Paris to Munich
I managed to get a reclining chair on the overnight train to Munich, and so slept tolerably badly. When I went to sleep I was the only person in my carriage, but when I woke up I was surrounded by commuters, who looked as if they felt far too respectable to be sharing a carriage with a shabby backpacker. After a 10 hour journey, we rolled up exactly on time München Hauptbahnhof.
I had absolutely no idea what Munich was going to be like at all until I walked out of the station. For all I knew, I could have been arriving in a German Birmingham, but thankfully Munich is actually a really nice, clean, pleasant city. I wandered around town until I could check into the youth hostel at 1pm.
Once I’d checked in and slept for a couple of hours, I went back into town, via the super-efficient U-bahn. I headed for the Englischer Garten, a huge park stretching along the east side of the city. It proved surprisingly difficult to find, and after some while wandering up and down Leopoldstrasse, I ended up in the Hofgarten instead. There was a sudden heavy rainshower, and I took refuge in a small covered spot in the middle while I consulted my guidebook.
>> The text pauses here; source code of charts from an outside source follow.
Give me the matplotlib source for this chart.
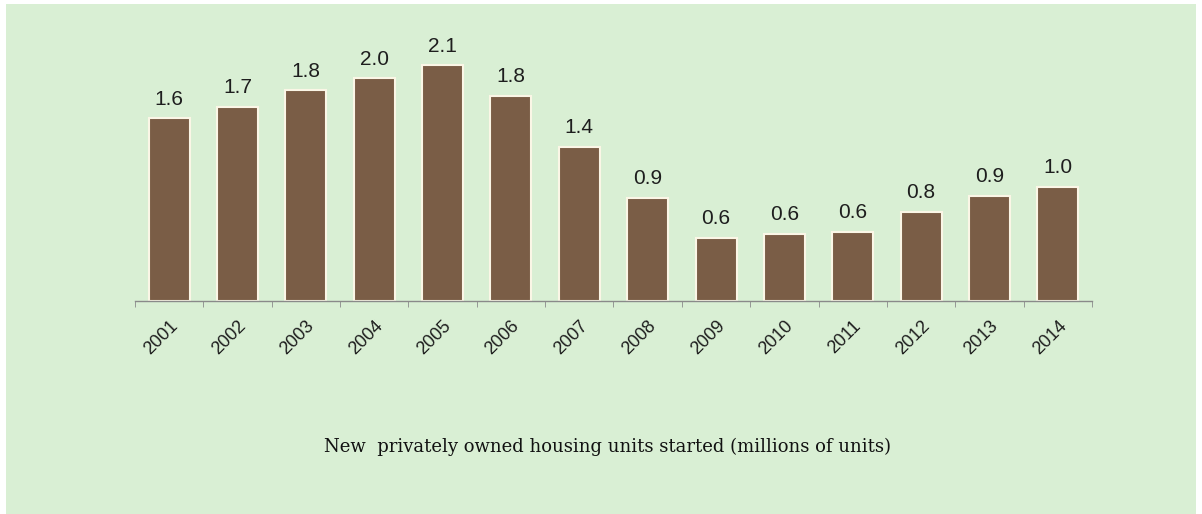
import matplotlib.pyplot as plt
from matplotlib.patches import Rectangle

# housing starts, millions of units
years = ['2001', '2002', '2003', '2004', '2005', '2006', '2007',
         '2008', '2009', '2010', '2011', '2012', '2013', '2014']
starts = [1.603, 1.705, 1.848, 1.956, 2.068, 1.801, 1.355,
          0.906, 0.554, 0.587, 0.609, 0.781, 0.925, 1.003]

bg = '#d9efd4'
bar_color = '#7a5d46'
sans = ['Liberation Sans', 'Arial', 'DejaVu Sans']

fig = plt.figure(figsize=(12.02, 5.14), dpi=100, facecolor='white')
fig.patches.append(Rectangle((6 / 1202, 0), 1190 / 1202, 510 / 514,
                             transform=fig.transFigure, facecolor=bg,
                             edgecolor='none', zorder=-10))

ax = fig.add_axes([135 / 1202, 213 / 514, 957 / 1202, 262 / 514])
ax.set_facecolor('none')
ax.set_zorder(5)

x = list(range(len(years)))
bars = ax.bar(x, starts, width=0.6, color=bar_color,
              edgecolor='#fbf6e6', linewidth=1.5)

for b, v in zip(bars, starts):
    ax.text(b.get_x() + b.get_width() / 2, v + 0.085, f'{v:.1f}',
            ha='center', va='bottom', fontsize=15,
            family=sans, color='#1e1e1e')

ax.set_xlim(-0.5, len(years) - 0.5)
ax.set_ylim(0, 2.3)

for s in ['top', 'right', 'left']:
    ax.spines[s].set_visible(False)
ax.spines['bottom'].set_color('#8a8a8a')
ax.spines['bottom'].set_linewidth(1)
ax.set_yticks([])

# minor ticks on the category boundaries, labels at centers
ax.set_xticks(x)
ax.set_xticklabels(years, rotation=45, ha='right', rotation_mode='anchor',
                   fontsize=13, family=sans, color='#1e1e1e')
ax.tick_params(axis='x', which='major', length=0, pad=12)
ax.set_xticks([i - 0.5 for i in range(len(years) + 1)], minor=True)
ax.tick_params(axis='x', which='minor', length=4, color='#8a8a8a',
               direction='out')

fig.text(607 / 1202, 1 - 447 / 514,
         'New  privately owned housing units started (millions of units)',
         ha='center', va='center', fontsize=13,
         family='DejaVu Serif', color='#111111')

fig.savefig('out.png', dpi=100, facecolor=fig.get_facecolor())
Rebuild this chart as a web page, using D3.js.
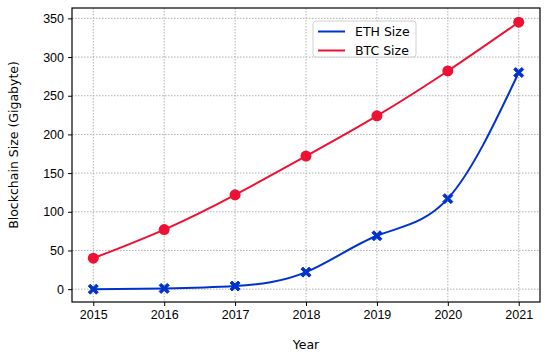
<!DOCTYPE html>
<html>
<head>
<meta charset="utf-8">
<script src="https://cdn.jsdelivr.net/npm/d3@7"></script>
<style>
  body { margin: 0; background: #fff; }
  svg { font-family: 'DejaVu Sans', sans-serif; }
</style>
</head>
<body>
<svg id="chart" width="550" height="356"></svg>
<script>
const years = [2015, 2016, 2017, 2018, 2019, 2020, 2021];
const ethSize = [0, 1, 4, 22, 69, 117, 280];
const btcSize = [40, 77, 122, 172, 224, 282, 345];
const yTicks = [0, 50, 100, 150, 200, 250, 300, 350];

const margin = { top: 8, right: 10, bottom: 54, left: 72 };
const width = 550 - margin.left - margin.right,
  height = 356 - margin.top - margin.bottom;

const blue = '#0033cc';
const red = '#ee1133';

const svg = d3.select('#chart')
  .append('g')
  .attr('transform', `translate(${margin.left},${margin.top})`);

const x = d3.scaleLinear().domain([2014.7, 2021.3]).range([0, width]);
const y = d3.scaleLinear().domain([-16.6, 363.4]).range([height, 0]);

// grid
svg.append('g')
  .selectAll('line')
  .data(years)
  .join('line')
  .attr('x1', (d) => x(d)).attr('x2', (d) => x(d))
  .attr('y1', 0).attr('y2', height)
  .attr('stroke', '#b0b0b0')
  .attr('stroke-width', 1)
  .attr('stroke-dasharray', '1.5,1.5');

svg.append('g')
  .selectAll('line')
  .data(yTicks)
  .join('line')
  .attr('y1', (d) => y(d)).attr('y2', (d) => y(d))
  .attr('x1', 0).attr('x2', width)
  .attr('stroke', '#b0b0b0')
  .attr('stroke-width', 1)
  .attr('stroke-dasharray', '1.5,1.5');

// axes
const xAxis = d3.axisBottom(x).tickValues(years).tickFormat(d3.format('d')).tickSize(4).tickPadding(4);
svg.append('g')
  .attr('transform', `translate(0,${height})`)
  .call(xAxis)
  .call((g) => g.select('.domain').remove())
  .selectAll('text')
  .style('font-size', '12.5px')
  .attr('fill', '#000');

const yAxis = d3.axisLeft(y).tickValues(yTicks).tickSize(4).tickPadding(4);
svg.append('g')
  .call(yAxis)
  .call((g) => g.select('.domain').remove())
  .selectAll('text')
  .style('font-size', '12.5px')
  .attr('fill', '#000');

svg.append('rect')
  .attr('width', width)
  .attr('height', height)
  .attr('fill', 'none')
  .attr('stroke', '#000')
  .attr('stroke-width', 1.2);

// lines
const ethPts = years.map((d, i) => [d, ethSize[i]]);
const btcPts = years.map((d, i) => [d, btcSize[i]]);

const line = d3.line()
  .x((d) => x(d[0]))
  .y((d) => y(d[1]))
  .curve(d3.curveNatural);

svg.append('path')
  .datum(btcPts)
  .attr('d', line)
  .attr('fill', 'none')
  .attr('stroke', red)
  .attr('stroke-width', 2);

svg.append('path')
  .datum(ethPts)
  .attr('d', line)
  .attr('fill', 'none')
  .attr('stroke', blue)
  .attr('stroke-width', 2);

svg.append('g')
  .selectAll('circle')
  .data(btcPts)
  .join('circle')
  .attr('cx', (d) => x(d[0]))
  .attr('cy', (d) => y(d[1]))
  .attr('r', 5.5)
  .attr('fill', red);

// filled X marker
const xMarker = 'M-5,-3L-3,-5L0,-2L3,-5L5,-3L2,0L5,3L3,5L0,2L-3,5L-5,3L-2,0Z';
svg.append('g')
  .selectAll('path')
  .data(ethPts)
  .join('path')
  .attr('transform', (d) => `translate(${x(d[0])},${y(d[1])})`)
  .attr('d', xMarker)
  .attr('fill', blue)
  .attr('stroke', blue)
  .attr('stroke-width', 1);

// legend
const legend = svg.append('g').attr('transform', `translate(${313 - margin.left},${21 - margin.top})`);
legend.append('rect')
  .attr('width', 103).attr('height', 36)
  .attr('rx', 3)
  .attr('fill', '#fff').attr('fill-opacity', 0.85)
  .attr('stroke', '#d0d0d0');
const legendItems = [['ETH Size', blue], ['BTC Size', red]];
legendItems.forEach(([name, color], i) => {
  const yy = 10.5 + i * 19;
  legend.append('line')
    .attr('x1', 5).attr('x2', 32)
    .attr('y1', yy).attr('y2', yy)
    .attr('stroke', color).attr('stroke-width', 2);
  legend.append('text')
    .attr('x', 42).attr('y', yy)
    .attr('dy', '0.35em')
    .style('font-size', '12.5px')
    .text(name);
});

// axis titles
svg.append('text')
  .attr('x', width / 2)
  .attr('y', height + 47)
  .attr('text-anchor', 'middle')
  .style('font-size', '12.5px')
  .text('Year');

svg.append('text')
  .attr('transform', `translate(${14 - margin.left},${145 - margin.top}) rotate(-90)`)
  .attr('text-anchor', 'middle')
  .attr('dy', '0.35em')
  .style('font-size', '12.5px')
  .text('Blockchain Size (Gigabyte)');
</script>
</body>
</html>
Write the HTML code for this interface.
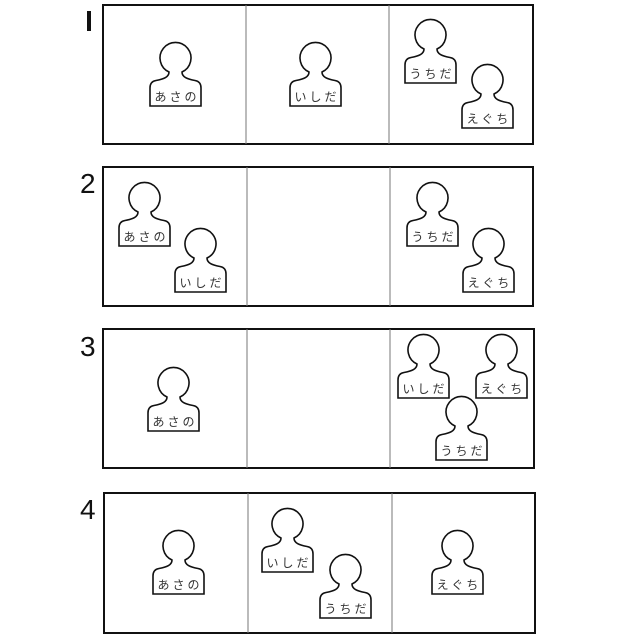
<!DOCTYPE html>
<html><head><meta charset="utf-8"><style>html,body{margin:0;padding:0;background:#fff}svg{display:block}</style></head>
<body>
<svg width="640" height="640" viewBox="0 0 640 640" xmlns="http://www.w3.org/2000/svg">
<defs>
<path id="p" d="M19,29 C19,34 14,36 6,37.5 Q0,38.5 0,45 L0,63 L51,63 L51,45 Q51,38.5 45,37.5 C37,36 32,34 32,29 A15.5,15.5 0 1 0 19,29 Z" fill="#fff" stroke="#111" stroke-width="1.6"/>
</defs>
<g fill="none" stroke="#111">
<rect x="103" y="5" width="430" height="139" stroke-width="2"/>
<rect x="103" y="167" width="430" height="139" stroke-width="2"/>
<rect x="103" y="329" width="431" height="139" stroke-width="2"/>
<rect x="104" y="493" width="431" height="140" stroke-width="2"/>
<g stroke="#777" stroke-width="1">
<line x1="246" y1="5" x2="246" y2="144"/><line x1="389" y1="5" x2="389" y2="144"/>
<line x1="247" y1="167" x2="247" y2="306"/><line x1="390" y1="167" x2="390" y2="306"/>
<line x1="247" y1="329" x2="247" y2="468"/><line x1="390" y1="329" x2="390" y2="468"/>
<line x1="248" y1="493" x2="248" y2="633"/><line x1="392" y1="493" x2="392" y2="633"/>
</g></g>
<g font-family="Liberation Sans, sans-serif" font-size="28" fill="#111">
<rect x="87" y="11" width="4" height="20"/>
<text x="80" y="193">2</text><text x="80" y="356">3</text><text x="80" y="519">4</text>
</g>
<g font-family="Liberation Sans, 'Noto Sans CJK JP', sans-serif" font-size="12" fill="#333" text-anchor="middle" letter-spacing="3">
<g transform="translate(150,43)"><use href="#p"/><text x="27" y="58">あさの</text></g>
<g transform="translate(290,43)"><use href="#p"/><text x="27" y="58">いしだ</text></g>
<g transform="translate(405,20)"><use href="#p"/><text x="27" y="58">うちだ</text></g>
<g transform="translate(462,65)"><use href="#p"/><text x="27" y="58">えぐち</text></g>

<g transform="translate(119,183)"><use href="#p"/><text x="27" y="58">あさの</text></g>
<g transform="translate(175,229)"><use href="#p"/><text x="27" y="58">いしだ</text></g>
<g transform="translate(407,183)"><use href="#p"/><text x="27" y="58">うちだ</text></g>
<g transform="translate(463,229)"><use href="#p"/><text x="27" y="58">えぐち</text></g>

<g transform="translate(148,368)"><use href="#p"/><text x="27" y="58">あさの</text></g>
<g transform="translate(398,335)"><use href="#p"/><text x="27" y="58">いしだ</text></g>
<g transform="translate(476,335)"><use href="#p"/><text x="27" y="58">えぐち</text></g>
<g transform="translate(436,397)"><use href="#p"/><text x="27" y="58">うちだ</text></g>

<g transform="translate(153,531)"><use href="#p"/><text x="27" y="58">あさの</text></g>
<g transform="translate(262,509)"><use href="#p"/><text x="27" y="58">いしだ</text></g>
<g transform="translate(320,555)"><use href="#p"/><text x="27" y="58">うちだ</text></g>
<g transform="translate(432,531)"><use href="#p"/><text x="27" y="58">えぐち</text></g>
</g>
</svg>
</body></html>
Eventually, the rain stopped and the sun came out, and despite a monstrously unhelpful map in my Rough Guide I worked out I was right next to the Englischer Garten, so I gathered my stuff and set off. I was glad to leave the Hofgarten: It had been quite pleasant, until a Ukrainian violinist appeared, and began tuning up. After about 10 minutes, he stopped, paused, and began again. I realised he was actually playing a tune, and made a rapid exit.
The Englischer Garten was well worth finding. On this warm May evening, it couldn’t have been nicer. The park has wide open spaces, rivers, lakes, islands – basically everything you want in a nice park. I headed towards a strange tower on a small hill. According to the spectacularly useless Rough Guide to Europe (of which more later) this was the Monopteros. What it is for or why it is there was not explained. Still, it looked quite intriguing, so I went to have a look.
A quick dash up the little hill leads you to a fine view over the park. There are no clues on the Monopteros itself as to what it does, so you just have to appreciate it for what it is. But strange towers on little hills are OK by me, so I sat there for a while in the evening sunshine. There was a group of percussionists playing away to the left, and I could hear a brass band somewhere off to the right.
From the Monopteros, I wandered off towards the sound of the music. It turned out to be coming from the Chinesischer Turm, a huge pagoda type of thing surrounded by trees. There was a traditional Bavarian band playing, all in lederhosen and silly hats. Almost overwhelmed by stereotypes, I wandered on up the park.
Having sat around for a while by the Kleinhesseloher See, the lake at the top end of the park, I wandered out of the park through the back streets to Ludwigstrasse. This road passes through the heart of the university, and many grand old buildings line the way. They looked fabulous in the late evening light. All in all, I was impressed with Munich, and even the rat which ran almost over my feet as I made my way back to the hostel didn’t dent my good mood.